O que a Preta-Rara de hoje falaria para a Preta que sofreu com o abuso de poder na época em era doméstica?
Gata garota, falta pouco para você sair dessa, não aguente nada de cabeça baixa, reaja porque você tem um mundo enorme de possibilidades e não pense que esse serviço salvará a sua vida. Sua patroa não é sua amiga, bebê!
Como podemos mudar a realidade das empregadas domésticas de todo o país?
Conversando se informando sobre as leis da PEC das Domésticas. Se você for patrão, reveja seus atos; você trabalharia tendo um patrão igual a você? Ficaria satisfeito com o salário que paga? Respeita os horários da trabalhadora? São esses e outros questionamentos que temos que fazer diariamente, empatia é isso, se colocar no lugar do outro, sim. Penso que só dessa forma a gente consegue interromper esse ciclo colonial.
Para quem é o livro Eu, Empregada Doméstica?
O livro Eu, Empregada Doméstica é para todxs. É para as trabalhadoras domésticas, é para quem pesquisa o tema, para a patroa, patrão, estudante, gente comum, gente fora do comum, é pro filho e filha das trabalhadoras domésticas e para o filho e filha dos patrões também.
Como está sendo tirar esse projeto do papel e publicá-lo em livro?
Foram dois anos de tentativas, fizemos um financiamento coletivo, porém não tínhamos alcançado o valor desejados, idas e vindas com diversas editoras e agora finalmente conseguiremos publicar esse sonho. Lá em 2016, pela quantidade de relatos, eu logo pensei em um livro e ver que ele está pronto é de uma felicidade gigantesca. Estou muito feliz e na expectativa de rodar o Brasil com esse livro e que, depois, possa ser lançado em outro país também.
Qual a importância do livro na sua vida pessoal?

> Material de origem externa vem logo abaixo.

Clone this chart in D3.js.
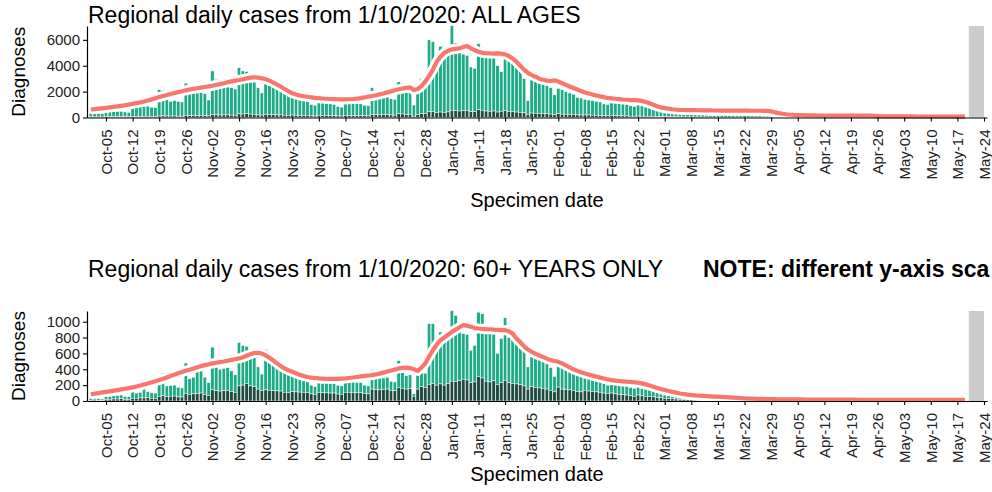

O que era abstrato se concretizou, é um grande prêmio por toda a trajetória, boa parte invisibilizada, por que o racismo faz isso com as pessoas pretas. Eu tenho o endereço de algumas ex patroas que receberão meu livro com uma bela dedicatória - por incrível que pareça, sem ofensas da minha parte. Mas é importante que elas não reproduzam o que fizeram comigo.